## begin

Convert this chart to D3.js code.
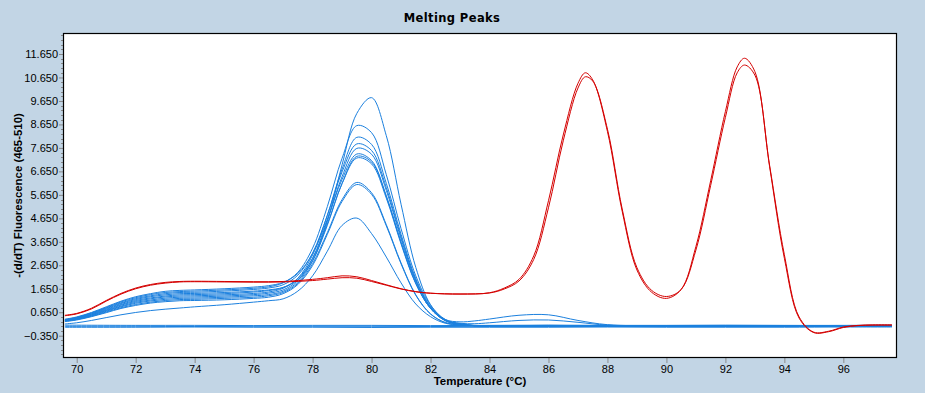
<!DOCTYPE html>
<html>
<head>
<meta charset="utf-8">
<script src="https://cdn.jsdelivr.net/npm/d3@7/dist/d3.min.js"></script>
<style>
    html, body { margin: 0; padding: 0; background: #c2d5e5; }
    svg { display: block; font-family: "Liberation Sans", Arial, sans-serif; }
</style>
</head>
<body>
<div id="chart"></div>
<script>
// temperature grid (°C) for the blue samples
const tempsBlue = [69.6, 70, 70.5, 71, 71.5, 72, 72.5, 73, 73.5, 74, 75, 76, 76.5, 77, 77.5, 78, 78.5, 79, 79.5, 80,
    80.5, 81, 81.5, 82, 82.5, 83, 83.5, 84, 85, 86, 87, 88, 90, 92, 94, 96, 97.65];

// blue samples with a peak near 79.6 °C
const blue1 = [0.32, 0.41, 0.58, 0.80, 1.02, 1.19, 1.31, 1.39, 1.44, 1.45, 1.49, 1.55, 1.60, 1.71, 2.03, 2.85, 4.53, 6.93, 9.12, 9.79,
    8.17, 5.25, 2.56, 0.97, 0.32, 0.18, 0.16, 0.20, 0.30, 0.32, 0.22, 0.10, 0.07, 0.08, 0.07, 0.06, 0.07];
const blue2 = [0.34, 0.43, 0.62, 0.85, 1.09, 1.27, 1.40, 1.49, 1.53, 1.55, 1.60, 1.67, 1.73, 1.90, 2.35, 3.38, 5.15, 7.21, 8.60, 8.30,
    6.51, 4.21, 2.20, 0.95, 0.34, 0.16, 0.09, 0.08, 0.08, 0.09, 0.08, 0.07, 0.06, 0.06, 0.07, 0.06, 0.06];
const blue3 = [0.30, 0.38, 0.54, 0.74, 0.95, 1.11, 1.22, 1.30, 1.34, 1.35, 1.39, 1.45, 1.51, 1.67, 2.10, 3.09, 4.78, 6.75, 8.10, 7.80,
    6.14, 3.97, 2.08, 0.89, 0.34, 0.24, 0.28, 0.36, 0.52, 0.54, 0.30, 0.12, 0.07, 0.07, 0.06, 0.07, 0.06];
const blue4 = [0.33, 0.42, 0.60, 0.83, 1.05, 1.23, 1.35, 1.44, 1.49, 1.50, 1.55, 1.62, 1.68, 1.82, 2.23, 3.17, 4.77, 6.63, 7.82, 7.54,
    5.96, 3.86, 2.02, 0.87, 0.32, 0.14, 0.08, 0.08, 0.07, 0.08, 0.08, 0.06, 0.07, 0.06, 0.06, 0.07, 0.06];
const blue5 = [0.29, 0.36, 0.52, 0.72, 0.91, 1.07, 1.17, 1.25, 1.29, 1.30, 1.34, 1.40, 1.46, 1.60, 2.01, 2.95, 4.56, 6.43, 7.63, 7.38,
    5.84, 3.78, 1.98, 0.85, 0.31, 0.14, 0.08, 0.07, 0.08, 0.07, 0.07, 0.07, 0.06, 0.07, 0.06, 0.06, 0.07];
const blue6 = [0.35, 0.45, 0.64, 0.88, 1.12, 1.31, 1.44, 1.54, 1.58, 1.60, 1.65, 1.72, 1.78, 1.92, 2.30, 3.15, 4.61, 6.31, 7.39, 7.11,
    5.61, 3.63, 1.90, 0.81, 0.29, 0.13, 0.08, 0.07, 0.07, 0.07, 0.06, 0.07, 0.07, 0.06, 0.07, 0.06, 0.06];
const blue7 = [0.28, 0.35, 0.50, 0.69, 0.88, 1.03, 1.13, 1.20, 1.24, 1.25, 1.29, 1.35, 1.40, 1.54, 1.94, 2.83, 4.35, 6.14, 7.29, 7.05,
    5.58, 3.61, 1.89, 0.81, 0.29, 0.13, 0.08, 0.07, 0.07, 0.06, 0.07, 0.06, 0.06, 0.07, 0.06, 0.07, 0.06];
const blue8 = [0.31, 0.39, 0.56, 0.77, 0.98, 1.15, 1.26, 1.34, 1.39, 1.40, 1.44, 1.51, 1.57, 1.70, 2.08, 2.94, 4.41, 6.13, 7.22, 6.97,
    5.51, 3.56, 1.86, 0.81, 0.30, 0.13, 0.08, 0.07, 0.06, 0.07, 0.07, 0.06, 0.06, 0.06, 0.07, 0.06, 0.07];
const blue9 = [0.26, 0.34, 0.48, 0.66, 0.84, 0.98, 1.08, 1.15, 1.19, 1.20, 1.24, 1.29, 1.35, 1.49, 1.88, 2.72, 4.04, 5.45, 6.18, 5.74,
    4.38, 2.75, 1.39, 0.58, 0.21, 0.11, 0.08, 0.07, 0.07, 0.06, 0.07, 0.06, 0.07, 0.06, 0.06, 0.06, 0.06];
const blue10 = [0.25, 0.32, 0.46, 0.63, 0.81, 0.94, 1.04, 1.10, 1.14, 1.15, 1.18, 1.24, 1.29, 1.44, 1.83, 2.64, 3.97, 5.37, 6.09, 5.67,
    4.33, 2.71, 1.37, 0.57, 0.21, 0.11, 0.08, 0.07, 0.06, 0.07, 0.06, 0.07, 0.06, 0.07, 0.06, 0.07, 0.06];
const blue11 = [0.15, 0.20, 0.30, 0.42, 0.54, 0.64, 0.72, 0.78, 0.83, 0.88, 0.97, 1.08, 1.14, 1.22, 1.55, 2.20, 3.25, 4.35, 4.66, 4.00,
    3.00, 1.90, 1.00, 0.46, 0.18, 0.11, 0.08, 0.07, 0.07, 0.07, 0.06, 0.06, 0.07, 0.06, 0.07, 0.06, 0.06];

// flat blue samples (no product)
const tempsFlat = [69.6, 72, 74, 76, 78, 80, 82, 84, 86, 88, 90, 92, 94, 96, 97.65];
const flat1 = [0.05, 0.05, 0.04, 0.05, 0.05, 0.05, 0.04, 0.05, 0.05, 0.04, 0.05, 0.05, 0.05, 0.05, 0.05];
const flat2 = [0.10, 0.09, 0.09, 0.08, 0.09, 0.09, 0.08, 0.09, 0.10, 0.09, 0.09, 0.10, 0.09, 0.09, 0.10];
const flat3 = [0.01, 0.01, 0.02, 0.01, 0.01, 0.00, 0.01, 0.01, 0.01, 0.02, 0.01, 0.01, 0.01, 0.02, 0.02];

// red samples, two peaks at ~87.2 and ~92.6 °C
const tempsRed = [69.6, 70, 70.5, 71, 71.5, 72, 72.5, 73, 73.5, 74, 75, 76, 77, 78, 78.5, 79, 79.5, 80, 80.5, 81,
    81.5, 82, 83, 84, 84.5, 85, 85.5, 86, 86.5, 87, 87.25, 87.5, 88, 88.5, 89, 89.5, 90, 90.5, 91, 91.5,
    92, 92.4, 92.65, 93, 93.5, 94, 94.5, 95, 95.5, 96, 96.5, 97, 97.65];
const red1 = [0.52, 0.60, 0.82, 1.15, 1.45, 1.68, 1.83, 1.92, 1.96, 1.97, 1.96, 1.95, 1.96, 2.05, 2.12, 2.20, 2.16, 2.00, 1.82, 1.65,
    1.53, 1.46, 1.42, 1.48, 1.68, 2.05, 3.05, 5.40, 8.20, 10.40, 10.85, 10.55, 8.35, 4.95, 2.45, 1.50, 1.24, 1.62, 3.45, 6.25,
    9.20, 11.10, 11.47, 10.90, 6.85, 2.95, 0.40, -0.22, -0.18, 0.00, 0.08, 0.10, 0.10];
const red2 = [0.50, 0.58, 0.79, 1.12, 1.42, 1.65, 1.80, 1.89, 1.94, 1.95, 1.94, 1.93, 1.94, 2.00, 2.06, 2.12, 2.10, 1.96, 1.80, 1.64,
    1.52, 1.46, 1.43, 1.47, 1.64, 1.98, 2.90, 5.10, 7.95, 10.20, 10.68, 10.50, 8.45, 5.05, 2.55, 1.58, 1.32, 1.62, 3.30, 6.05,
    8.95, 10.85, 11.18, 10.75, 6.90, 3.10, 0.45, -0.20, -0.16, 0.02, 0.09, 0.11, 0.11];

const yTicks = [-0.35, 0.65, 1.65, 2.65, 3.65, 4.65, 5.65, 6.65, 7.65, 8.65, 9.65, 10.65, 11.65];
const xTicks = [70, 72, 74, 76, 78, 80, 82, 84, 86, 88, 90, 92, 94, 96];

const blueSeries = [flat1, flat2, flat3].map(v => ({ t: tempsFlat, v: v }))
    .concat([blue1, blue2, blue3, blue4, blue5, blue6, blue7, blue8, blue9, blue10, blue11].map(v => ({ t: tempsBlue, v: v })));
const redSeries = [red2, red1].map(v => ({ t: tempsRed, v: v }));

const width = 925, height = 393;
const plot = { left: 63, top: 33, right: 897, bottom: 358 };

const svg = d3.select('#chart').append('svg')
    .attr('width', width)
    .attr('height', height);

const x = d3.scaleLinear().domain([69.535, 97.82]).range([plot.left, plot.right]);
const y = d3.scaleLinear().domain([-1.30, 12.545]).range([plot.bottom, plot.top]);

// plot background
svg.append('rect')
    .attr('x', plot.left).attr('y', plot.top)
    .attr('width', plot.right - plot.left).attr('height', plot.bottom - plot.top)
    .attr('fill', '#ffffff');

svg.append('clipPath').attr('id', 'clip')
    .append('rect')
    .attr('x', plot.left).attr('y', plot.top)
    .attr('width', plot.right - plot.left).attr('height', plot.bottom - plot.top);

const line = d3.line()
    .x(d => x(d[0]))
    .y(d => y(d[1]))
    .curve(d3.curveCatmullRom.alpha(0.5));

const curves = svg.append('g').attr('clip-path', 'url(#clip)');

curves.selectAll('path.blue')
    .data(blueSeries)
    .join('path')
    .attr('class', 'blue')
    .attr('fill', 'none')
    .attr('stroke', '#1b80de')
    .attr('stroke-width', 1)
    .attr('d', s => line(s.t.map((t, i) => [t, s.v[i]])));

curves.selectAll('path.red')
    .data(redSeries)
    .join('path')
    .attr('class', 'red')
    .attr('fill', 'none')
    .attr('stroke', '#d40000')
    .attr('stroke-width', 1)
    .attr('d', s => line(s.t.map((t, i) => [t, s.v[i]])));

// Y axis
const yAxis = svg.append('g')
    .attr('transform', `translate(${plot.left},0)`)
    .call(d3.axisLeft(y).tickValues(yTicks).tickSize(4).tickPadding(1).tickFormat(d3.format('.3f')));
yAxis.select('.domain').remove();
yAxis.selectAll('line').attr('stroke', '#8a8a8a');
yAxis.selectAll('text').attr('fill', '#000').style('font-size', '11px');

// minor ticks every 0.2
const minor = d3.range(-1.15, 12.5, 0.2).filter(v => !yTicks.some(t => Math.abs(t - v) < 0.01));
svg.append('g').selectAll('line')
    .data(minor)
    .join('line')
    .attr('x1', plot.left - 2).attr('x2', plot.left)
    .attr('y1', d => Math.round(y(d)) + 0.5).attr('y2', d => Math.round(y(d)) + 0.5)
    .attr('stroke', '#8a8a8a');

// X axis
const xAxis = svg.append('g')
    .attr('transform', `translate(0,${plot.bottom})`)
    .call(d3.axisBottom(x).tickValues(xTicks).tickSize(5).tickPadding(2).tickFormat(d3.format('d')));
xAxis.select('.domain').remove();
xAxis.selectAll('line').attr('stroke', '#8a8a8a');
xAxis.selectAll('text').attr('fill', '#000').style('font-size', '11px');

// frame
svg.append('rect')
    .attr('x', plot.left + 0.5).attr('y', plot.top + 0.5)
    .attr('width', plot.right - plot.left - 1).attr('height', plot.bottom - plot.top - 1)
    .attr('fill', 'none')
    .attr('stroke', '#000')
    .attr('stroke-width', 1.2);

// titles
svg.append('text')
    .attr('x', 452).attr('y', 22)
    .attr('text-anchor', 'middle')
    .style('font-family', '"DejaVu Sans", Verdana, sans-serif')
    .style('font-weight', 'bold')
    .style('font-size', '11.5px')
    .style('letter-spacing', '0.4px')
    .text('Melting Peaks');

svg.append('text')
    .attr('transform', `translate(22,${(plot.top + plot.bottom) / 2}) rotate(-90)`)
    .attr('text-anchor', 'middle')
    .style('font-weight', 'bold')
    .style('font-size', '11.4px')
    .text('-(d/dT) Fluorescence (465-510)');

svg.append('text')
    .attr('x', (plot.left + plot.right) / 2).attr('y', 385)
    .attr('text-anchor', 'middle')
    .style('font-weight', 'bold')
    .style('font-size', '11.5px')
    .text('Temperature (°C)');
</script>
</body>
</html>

## end
## begin

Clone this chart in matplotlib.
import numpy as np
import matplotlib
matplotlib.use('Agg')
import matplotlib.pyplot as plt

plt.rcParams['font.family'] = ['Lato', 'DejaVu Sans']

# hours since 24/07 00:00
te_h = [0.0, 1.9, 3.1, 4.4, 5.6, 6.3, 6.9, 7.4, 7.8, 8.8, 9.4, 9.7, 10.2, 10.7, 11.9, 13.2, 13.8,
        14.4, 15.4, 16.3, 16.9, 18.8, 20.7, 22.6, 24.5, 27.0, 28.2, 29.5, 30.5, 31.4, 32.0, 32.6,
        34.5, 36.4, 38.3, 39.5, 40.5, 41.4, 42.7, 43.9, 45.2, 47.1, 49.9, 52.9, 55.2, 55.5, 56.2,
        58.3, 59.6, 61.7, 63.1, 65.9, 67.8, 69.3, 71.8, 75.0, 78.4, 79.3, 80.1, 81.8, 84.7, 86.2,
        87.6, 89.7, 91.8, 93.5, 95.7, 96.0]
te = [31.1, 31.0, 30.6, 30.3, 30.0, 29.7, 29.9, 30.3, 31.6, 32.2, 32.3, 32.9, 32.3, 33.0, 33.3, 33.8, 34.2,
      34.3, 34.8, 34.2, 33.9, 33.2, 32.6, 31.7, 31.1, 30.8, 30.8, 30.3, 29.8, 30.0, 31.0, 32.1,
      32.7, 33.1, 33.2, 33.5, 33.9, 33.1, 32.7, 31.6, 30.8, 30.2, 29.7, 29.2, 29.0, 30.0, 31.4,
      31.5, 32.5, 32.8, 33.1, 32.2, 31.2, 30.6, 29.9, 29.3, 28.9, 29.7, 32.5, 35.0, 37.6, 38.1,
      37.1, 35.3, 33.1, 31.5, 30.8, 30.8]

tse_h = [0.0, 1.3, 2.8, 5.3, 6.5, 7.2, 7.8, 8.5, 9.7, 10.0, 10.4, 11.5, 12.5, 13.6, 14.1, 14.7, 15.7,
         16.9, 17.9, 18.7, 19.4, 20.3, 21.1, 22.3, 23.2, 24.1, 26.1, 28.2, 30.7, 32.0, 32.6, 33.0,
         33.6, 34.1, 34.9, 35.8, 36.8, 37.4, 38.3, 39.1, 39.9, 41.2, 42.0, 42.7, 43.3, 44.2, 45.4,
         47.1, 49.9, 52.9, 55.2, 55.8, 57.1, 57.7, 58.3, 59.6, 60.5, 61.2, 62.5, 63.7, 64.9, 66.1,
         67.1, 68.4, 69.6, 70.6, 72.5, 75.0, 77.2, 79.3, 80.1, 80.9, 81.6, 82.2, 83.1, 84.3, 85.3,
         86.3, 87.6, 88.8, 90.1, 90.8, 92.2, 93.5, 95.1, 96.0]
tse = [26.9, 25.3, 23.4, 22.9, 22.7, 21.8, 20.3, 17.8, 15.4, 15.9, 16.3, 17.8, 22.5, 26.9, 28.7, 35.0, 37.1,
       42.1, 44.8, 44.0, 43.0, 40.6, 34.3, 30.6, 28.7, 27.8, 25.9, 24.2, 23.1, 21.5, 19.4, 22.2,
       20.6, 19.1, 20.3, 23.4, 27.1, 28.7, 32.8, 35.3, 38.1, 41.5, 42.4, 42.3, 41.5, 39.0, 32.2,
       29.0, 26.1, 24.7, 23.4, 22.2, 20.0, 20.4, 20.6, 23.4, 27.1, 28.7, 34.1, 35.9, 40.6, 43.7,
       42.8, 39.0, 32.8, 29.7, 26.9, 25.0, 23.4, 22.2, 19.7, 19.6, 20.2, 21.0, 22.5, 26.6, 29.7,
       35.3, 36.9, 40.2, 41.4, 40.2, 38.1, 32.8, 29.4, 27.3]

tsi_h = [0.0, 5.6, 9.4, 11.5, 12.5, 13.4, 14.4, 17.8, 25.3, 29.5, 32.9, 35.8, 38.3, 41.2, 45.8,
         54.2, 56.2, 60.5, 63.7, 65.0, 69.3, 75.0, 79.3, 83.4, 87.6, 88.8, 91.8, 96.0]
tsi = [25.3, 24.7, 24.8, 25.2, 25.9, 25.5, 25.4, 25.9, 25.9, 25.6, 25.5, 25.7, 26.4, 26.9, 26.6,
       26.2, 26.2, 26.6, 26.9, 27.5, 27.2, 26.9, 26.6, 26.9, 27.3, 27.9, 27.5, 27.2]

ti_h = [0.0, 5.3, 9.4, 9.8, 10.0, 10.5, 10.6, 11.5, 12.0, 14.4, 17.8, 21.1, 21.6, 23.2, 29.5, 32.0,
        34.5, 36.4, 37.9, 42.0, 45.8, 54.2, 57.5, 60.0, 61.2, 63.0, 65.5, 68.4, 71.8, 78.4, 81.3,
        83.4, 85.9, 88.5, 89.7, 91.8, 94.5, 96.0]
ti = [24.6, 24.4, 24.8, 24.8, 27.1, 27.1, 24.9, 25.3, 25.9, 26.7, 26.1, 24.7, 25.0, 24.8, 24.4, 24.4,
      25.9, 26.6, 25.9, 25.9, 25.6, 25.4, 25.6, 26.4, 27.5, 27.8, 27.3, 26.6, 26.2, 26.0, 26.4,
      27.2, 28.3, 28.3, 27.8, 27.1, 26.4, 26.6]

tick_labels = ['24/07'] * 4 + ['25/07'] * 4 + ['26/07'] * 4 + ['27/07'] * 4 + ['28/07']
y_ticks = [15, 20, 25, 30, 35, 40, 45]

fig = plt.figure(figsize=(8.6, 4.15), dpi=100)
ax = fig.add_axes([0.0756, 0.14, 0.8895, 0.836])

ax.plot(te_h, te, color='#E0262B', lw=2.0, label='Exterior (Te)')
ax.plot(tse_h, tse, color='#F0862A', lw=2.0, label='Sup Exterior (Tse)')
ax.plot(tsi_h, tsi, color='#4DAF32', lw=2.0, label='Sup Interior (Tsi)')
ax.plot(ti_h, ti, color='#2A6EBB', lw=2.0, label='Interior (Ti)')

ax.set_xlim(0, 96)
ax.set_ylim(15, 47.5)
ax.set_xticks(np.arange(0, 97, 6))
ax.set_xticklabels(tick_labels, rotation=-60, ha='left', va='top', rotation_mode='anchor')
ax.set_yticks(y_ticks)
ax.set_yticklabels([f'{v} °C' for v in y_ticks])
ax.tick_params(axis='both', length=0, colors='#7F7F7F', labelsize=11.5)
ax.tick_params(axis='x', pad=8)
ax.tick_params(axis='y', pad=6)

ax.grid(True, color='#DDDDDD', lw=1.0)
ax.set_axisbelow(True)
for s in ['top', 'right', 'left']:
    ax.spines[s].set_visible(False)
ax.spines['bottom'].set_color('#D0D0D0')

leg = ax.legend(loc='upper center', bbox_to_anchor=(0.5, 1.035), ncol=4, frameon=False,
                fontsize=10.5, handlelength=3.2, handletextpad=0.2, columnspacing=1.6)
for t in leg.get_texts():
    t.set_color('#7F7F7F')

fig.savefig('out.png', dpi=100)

## end

▶ [What is expected] Only the lines from the one bearing "Convert this chart to D3.js code." to the one bearing "87, 88, 90, 92, 94, 96, 97.65];", both included, should be restated word for word, with pictures left out.

▶ [Written answer]
Convert this chart to D3.js code.
<!DOCTYPE html>
<html>
<head>
<meta charset="utf-8">
<script src="https://cdn.jsdelivr.net/npm/d3@7/dist/d3.min.js"></script>
<style>
    html, body { margin: 0; padding: 0; background: #c2d5e5; }
    svg { display: block; font-family: "Liberation Sans", Arial, sans-serif; }
</style>
</head>
<body>
<div id="chart"></div>
<script>
// temperature grid (°C) for the blue samples
const tempsBlue = [69.6, 70, 70.5, 71, 71.5, 72, 72.5, 73, 73.5, 74, 75, 76, 76.5, 77, 77.5, 78, 78.5, 79, 79.5, 80,
    80.5, 81, 81.5, 82, 82.5, 83, 83.5, 84, 85, 86, 87, 88, 90, 92, 94, 96, 97.65];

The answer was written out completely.